§ Problem details:
Retype word for word the first line of the listing and each line after it up to the line with "from matplotlib.ticker import MultipleLocator", with the pictures taken out.

§ Data:

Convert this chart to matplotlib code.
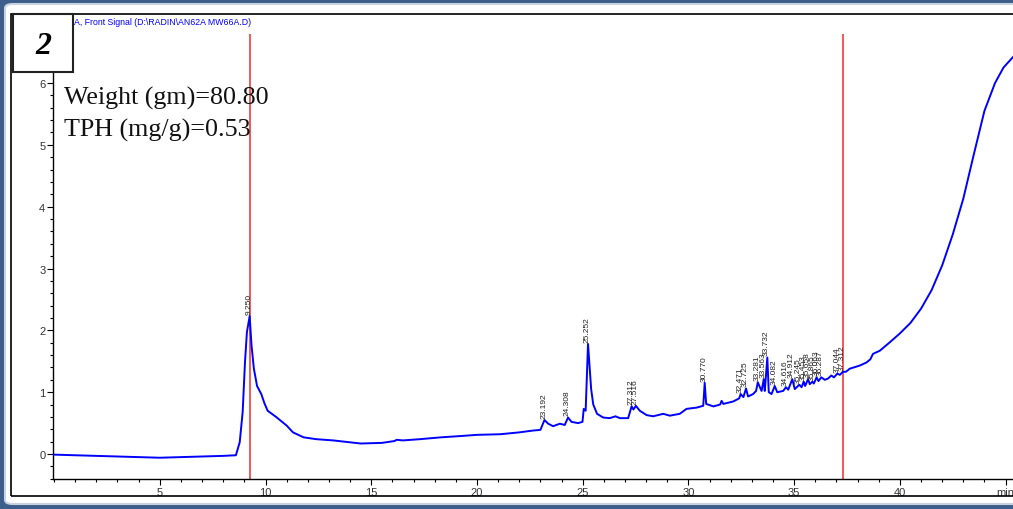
import numpy as np
import matplotlib
matplotlib.use("Agg")
import matplotlib.pyplot as plt
from matplotlib.patches import Rectangle, FancyBboxPatch
from matplotlib.ticker import MultipleLocator

# chromatogram trace (min, signal) between peaks
trace_t = [0.0, 1.0, 2.0, 3.0, 4.0, 5.0, 6.0, 7.0, 8.0, 8.6, 8.78, 8.92, 9.03, 9.12,
           9.34, 9.45, 9.6, 9.8, 9.95, 10.1, 10.5, 11.0, 11.3, 11.8, 12.4, 13.2, 14.0,
           14.5, 15.5, 16.1, 16.2, 16.5, 17.3, 18.3, 19.2, 20.0, 21.1, 22.0, 22.66, 23.0,
           23.37, 23.6, 23.92, 24.15, 24.47, 24.78, 24.99, 25.05, 25.14,
           25.32, 25.4, 25.5, 25.68, 25.97, 26.28, 26.55, 26.76, 27.15, 27.4,
           27.7, 28.02, 28.33, 28.81, 29.12, 29.59, 29.91, 30.38, 30.7,
           30.84, 31.18, 31.5, 31.57, 31.65, 32.12, 32.4, 32.6, 32.82, 33.06, 33.2,
           33.38, 33.46, 33.61, 33.8, 33.93, 34.2, 34.48, 34.72, 35.03, 35.35, 35.52,
           35.74, 35.93, 36.15, 36.45, 36.6, 36.76, 36.88, 37.16, 37.45, 37.63, 38.1,
           38.42, 38.6, 38.73, 39.05, 39.5, 40.0, 40.5, 41.0, 41.5, 42.0, 42.5, 43.0,
           43.5, 44.0, 44.5, 44.9, 45.35]
trace_y = [-0.01, -0.02, -0.03, -0.04, -0.05, -0.06, -0.05, -0.04, -0.03, -0.02, 0.19, 0.68, 1.49, 1.97,
           1.75, 1.38, 1.10, 0.97, 0.82, 0.70, 0.60, 0.46, 0.35, 0.27, 0.24, 0.22, 0.19,
           0.17, 0.18, 0.21, 0.23, 0.22, 0.24, 0.27, 0.29, 0.31, 0.32, 0.35, 0.38, 0.39,
           0.49, 0.45, 0.49, 0.47, 0.52, 0.50, 0.52, 0.73, 0.70,
           1.45, 1.05, 0.80, 0.65, 0.59, 0.58, 0.61, 0.58, 0.58, 0.72,
           0.70, 0.63, 0.61, 0.65, 0.62, 0.65, 0.73, 0.75, 0.78,
           0.81, 0.77, 0.80, 0.86, 0.81, 0.85, 0.90, 0.92, 0.93, 0.97, 1.02,
           1.08, 1.02, 1.02, 1.00, 0.97, 1.00, 1.02, 1.04, 1.05, 1.08, 1.10,
           1.13, 1.14, 1.18, 1.20, 1.22, 1.27, 1.24, 1.28, 1.33, 1.38, 1.43,
           1.48, 1.53, 1.62, 1.67, 1.80, 1.95, 2.12, 2.35, 2.65, 3.05, 3.55, 4.13,
           4.85, 5.55, 6.00, 6.25, 6.42]

# integrated peaks: retention time and apex height
peak_rt = [9.250, 23.192, 24.308, 25.252, 27.312, 27.516, 30.770, 32.471, 32.725,
           33.281, 33.563, 33.732, 34.082, 34.616, 34.912, 35.245, 35.453, 35.658,
           35.865, 36.063, 36.287, 37.044, 37.312]
peak_h = [2.23, 0.55, 0.59, 1.78, 0.77, 0.78, 1.15, 0.97, 1.06,
          1.16, 1.21, 1.56, 1.10, 1.08, 1.21, 1.12, 1.17, 1.21,
          1.17, 1.24, 1.24, 1.30, 1.33]

# integration window
window = [9.25, 37.3]

sample_no = "2"
weight_txt = "Weight (gm)=80.80"
tph_txt = "TPH (mg/g)=0.53"
signal_txt = "A, Front Signal (D:\\RADIN\\AN62A MW66A.D)"

W, H = 1013, 510
frame_col = "#3d5e8b"


def fx(x):
    return x / W


def fy(y):
    return 1 - y / H


fig = plt.figure(figsize=(W / 100, H / 100), dpi=100, facecolor=frame_col)

# panel and frame
fig.add_artist(FancyBboxPatch((fx(5), fy(505)), fx(1030 - 5), (505 - 5) / H,
                              boxstyle="round,pad=0,rounding_size=0.008",
                              transform=fig.transFigure, facecolor="white",
                              edgecolor="#c9d2de", lw=1.5, zorder=-2))
fig.add_artist(Rectangle((fx(11), fy(497)), fx(1030 - 11), (497 - 15) / H,
                         transform=fig.transFigure, fill=False,
                         edgecolor="black", lw=1.2, zorder=2))

ax = fig.add_axes([fx(53), fy(480), fx(1013 - 53), (480 - 15) / H])
ax.set_facecolor("none")

t = np.array(trace_t + peak_rt)
y = np.array(trace_y + peak_h)
order = np.argsort(t)
ax.plot(t[order], y[order], color="#0000ff", lw=1.4, zorder=3)

ax.set_xlim(-0.05, 45.35)
ax.set_ylim(-0.404, 7.116)
ax.vlines(window, -0.404, 6.79, color="#f03c3c", lw=1.2, zorder=2)

for rt, h in zip(peak_rt, peak_h):
    ax.annotate(f"{rt:.3f}", (rt, h), xytext=(-0.5, 1.5), textcoords="offset points",
                rotation=90, ha="center", va="bottom", fontsize=6,
                family="Liberation Sans", color="#222222", zorder=4)

for s in ["top", "right"]:
    ax.spines[s].set_visible(False)
for s in ["left", "bottom"]:
    ax.spines[s].set_linewidth(1.0)

ax.set_xticks([5, 10, 15, 20, 25, 30, 35, 40, 45])
ax.set_xticklabels(["5", "10", "15", "20", "25", "30", "35", "40", "min"])
ax.xaxis.set_minor_locator(MultipleLocator(1))
ax.set_yticks(range(0, 7))
ax.yaxis.set_minor_locator(MultipleLocator(0.2))
ax.tick_params(which="major", length=4, width=0.8, labelsize=8, labelcolor="#333333", pad=1.5)
ax.tick_params(which="minor", length=2.5, width=0.8)
for lab in ax.get_xticklabels() + ax.get_yticklabels():
    lab.set_family("Liberation Sans")

# sample number box
fig.add_artist(Rectangle((fx(13), fy(73)), fx(73 - 13), (73 - 15) / H,
                         transform=fig.transFigure, facecolor="white",
                         edgecolor="#222222", lw=1.5, zorder=5))
fig.text(fx(43.5), fy(46.5), sample_no, ha="center", va="center", fontsize=23,
         family="Liberation Serif", weight="bold", style="italic", zorder=6)

fig.text(fx(74), fy(22.5), signal_txt, ha="left", va="center", fontsize=6.3,
         family="Liberation Sans", color="#0000ff", zorder=6)

fig.text(fx(64), fy(105), weight_txt, ha="left", va="baseline", fontsize=18.7,
         family="Liberation Serif", color="#111111", zorder=6)
fig.text(fx(64), fy(136.5), tph_txt, ha="left", va="baseline", fontsize=18.7,
         family="Liberation Serif", color="#111111", zorder=6)

fig.savefig("out.png", dpi=100, facecolor=frame_col)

§ Answer to the problem:
Convert this chart to matplotlib code.
import numpy as np
import matplotlib
matplotlib.use("Agg")
import matplotlib.pyplot as plt
from matplotlib.patches import Rectangle, FancyBboxPatch
from matplotlib.ticker import MultipleLocator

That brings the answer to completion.